▶ **YOUR INSTRUCTIONS**
Extract everything from the first line through the line with "1-416/615, (1255-162)/1265, (416-55)/615])", both ends included, except for any pictures.

### MATERIAL PROVIDED

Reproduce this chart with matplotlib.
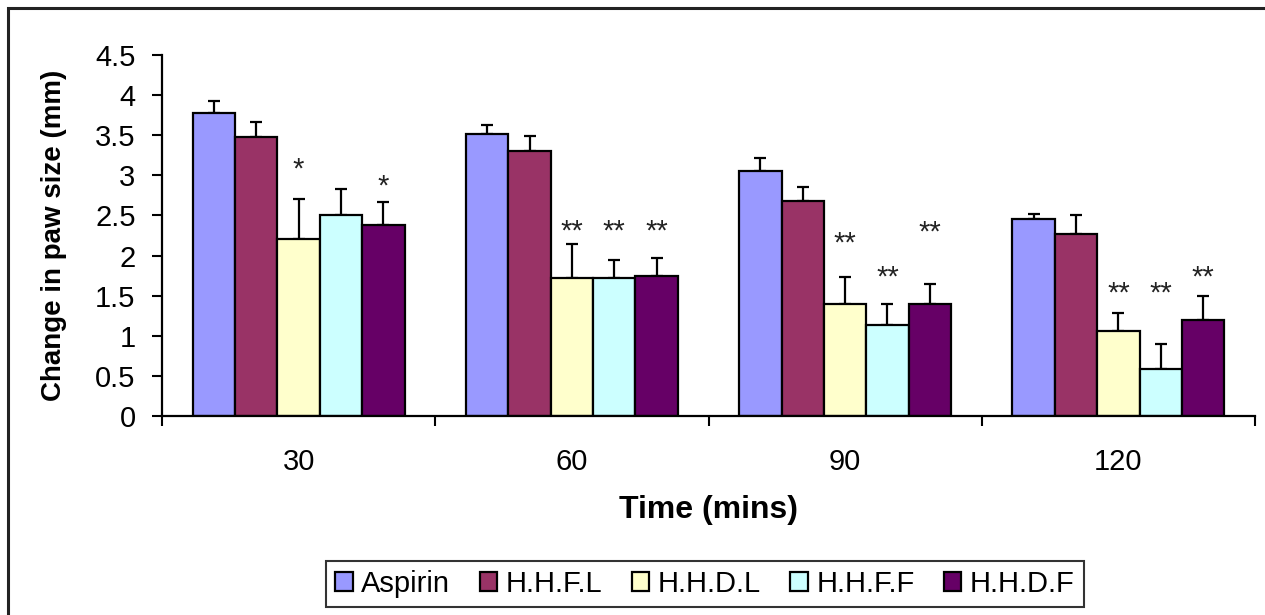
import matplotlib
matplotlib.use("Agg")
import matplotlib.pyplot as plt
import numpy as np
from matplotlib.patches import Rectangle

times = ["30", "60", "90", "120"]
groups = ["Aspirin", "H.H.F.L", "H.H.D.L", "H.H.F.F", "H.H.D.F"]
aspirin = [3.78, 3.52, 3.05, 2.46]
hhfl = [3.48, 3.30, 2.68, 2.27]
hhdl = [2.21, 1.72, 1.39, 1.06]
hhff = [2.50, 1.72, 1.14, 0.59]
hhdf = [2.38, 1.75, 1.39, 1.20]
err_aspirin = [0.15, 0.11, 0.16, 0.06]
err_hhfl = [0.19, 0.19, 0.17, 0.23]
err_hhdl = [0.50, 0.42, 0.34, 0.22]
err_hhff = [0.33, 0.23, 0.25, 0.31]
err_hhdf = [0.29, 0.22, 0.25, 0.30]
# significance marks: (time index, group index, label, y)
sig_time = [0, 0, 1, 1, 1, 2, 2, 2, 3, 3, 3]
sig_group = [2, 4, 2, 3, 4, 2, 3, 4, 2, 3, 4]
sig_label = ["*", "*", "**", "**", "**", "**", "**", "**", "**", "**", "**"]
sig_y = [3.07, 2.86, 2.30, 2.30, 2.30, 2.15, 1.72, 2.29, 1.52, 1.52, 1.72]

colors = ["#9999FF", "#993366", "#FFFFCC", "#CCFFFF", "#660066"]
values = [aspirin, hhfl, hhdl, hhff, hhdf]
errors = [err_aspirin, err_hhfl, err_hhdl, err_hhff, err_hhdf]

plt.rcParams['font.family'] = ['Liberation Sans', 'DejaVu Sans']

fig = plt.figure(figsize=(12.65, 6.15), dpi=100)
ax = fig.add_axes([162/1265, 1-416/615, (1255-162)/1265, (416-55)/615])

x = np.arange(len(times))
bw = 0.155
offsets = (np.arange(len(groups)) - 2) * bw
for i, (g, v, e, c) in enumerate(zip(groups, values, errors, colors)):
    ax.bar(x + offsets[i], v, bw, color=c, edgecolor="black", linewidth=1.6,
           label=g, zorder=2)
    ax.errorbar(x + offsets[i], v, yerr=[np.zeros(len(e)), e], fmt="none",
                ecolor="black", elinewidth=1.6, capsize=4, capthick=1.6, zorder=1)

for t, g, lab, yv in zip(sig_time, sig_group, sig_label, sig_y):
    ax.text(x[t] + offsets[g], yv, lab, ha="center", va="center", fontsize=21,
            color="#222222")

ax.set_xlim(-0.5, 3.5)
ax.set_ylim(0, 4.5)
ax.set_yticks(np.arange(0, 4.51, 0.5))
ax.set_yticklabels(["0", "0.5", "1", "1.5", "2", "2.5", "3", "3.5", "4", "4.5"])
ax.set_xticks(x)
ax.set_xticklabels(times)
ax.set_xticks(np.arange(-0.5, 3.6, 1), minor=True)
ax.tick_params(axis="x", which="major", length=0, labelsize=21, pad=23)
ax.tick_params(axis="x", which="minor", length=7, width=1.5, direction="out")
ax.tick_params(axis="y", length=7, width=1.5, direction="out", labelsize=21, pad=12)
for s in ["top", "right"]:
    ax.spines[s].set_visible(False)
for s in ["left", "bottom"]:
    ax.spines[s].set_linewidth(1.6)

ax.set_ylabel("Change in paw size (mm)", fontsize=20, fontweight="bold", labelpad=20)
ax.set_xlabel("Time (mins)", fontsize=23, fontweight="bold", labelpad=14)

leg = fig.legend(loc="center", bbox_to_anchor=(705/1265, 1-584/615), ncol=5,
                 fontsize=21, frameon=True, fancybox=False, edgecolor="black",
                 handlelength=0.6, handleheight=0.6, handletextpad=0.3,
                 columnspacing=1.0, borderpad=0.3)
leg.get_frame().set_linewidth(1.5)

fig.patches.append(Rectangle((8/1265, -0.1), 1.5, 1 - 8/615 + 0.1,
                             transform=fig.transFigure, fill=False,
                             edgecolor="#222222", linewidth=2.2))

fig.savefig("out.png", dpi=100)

######

▶ **ANSWER**
Reproduce this chart with matplotlib.
import matplotlib
matplotlib.use("Agg")
import matplotlib.pyplot as plt
import numpy as np
from matplotlib.patches import Rectangle

times = ["30", "60", "90", "120"]
groups = ["Aspirin", "H.H.F.L", "H.H.D.L", "H.H.F.F", "H.H.D.F"]
aspirin = [3.78, 3.52, 3.05, 2.46]
hhfl = [3.48, 3.30, 2.68, 2.27]
hhdl = [2.21, 1.72, 1.39, 1.06]
hhff = [2.50, 1.72, 1.14, 0.59]
hhdf = [2.38, 1.75, 1.39, 1.20]
err_aspirin = [0.15, 0.11, 0.16, 0.06]
err_hhfl = [0.19, 0.19, 0.17, 0.23]
err_hhdl = [0.50, 0.42, 0.34, 0.22]
err_hhff = [0.33, 0.23, 0.25, 0.31]
err_hhdf = [0.29, 0.22, 0.25, 0.30]
# significance marks: (time index, group index, label, y)
sig_time = [0, 0, 1, 1, 1, 2, 2, 2, 3, 3, 3]
sig_group = [2, 4, 2, 3, 4, 2, 3, 4, 2, 3, 4]
sig_label = ["*", "*", "**", "**", "**", "**", "**", "**", "**", "**", "**"]
sig_y = [3.07, 2.86, 2.30, 2.30, 2.30, 2.15, 1.72, 2.29, 1.52, 1.52, 1.72]

colors = ["#9999FF", "#993366", "#FFFFCC", "#CCFFFF", "#660066"]
values = [aspirin, hhfl, hhdl, hhff, hhdf]
errors = [err_aspirin, err_hhfl, err_hhdl, err_hhff, err_hhdf]

plt.rcParams['font.family'] = ['Liberation Sans', 'DejaVu Sans']

fig = plt.figure(figsize=(12.65, 6.15), dpi=100)
ax = fig.add_axes([162/1265, 1-416/615, (1255-162)/1265, (416-55)/615])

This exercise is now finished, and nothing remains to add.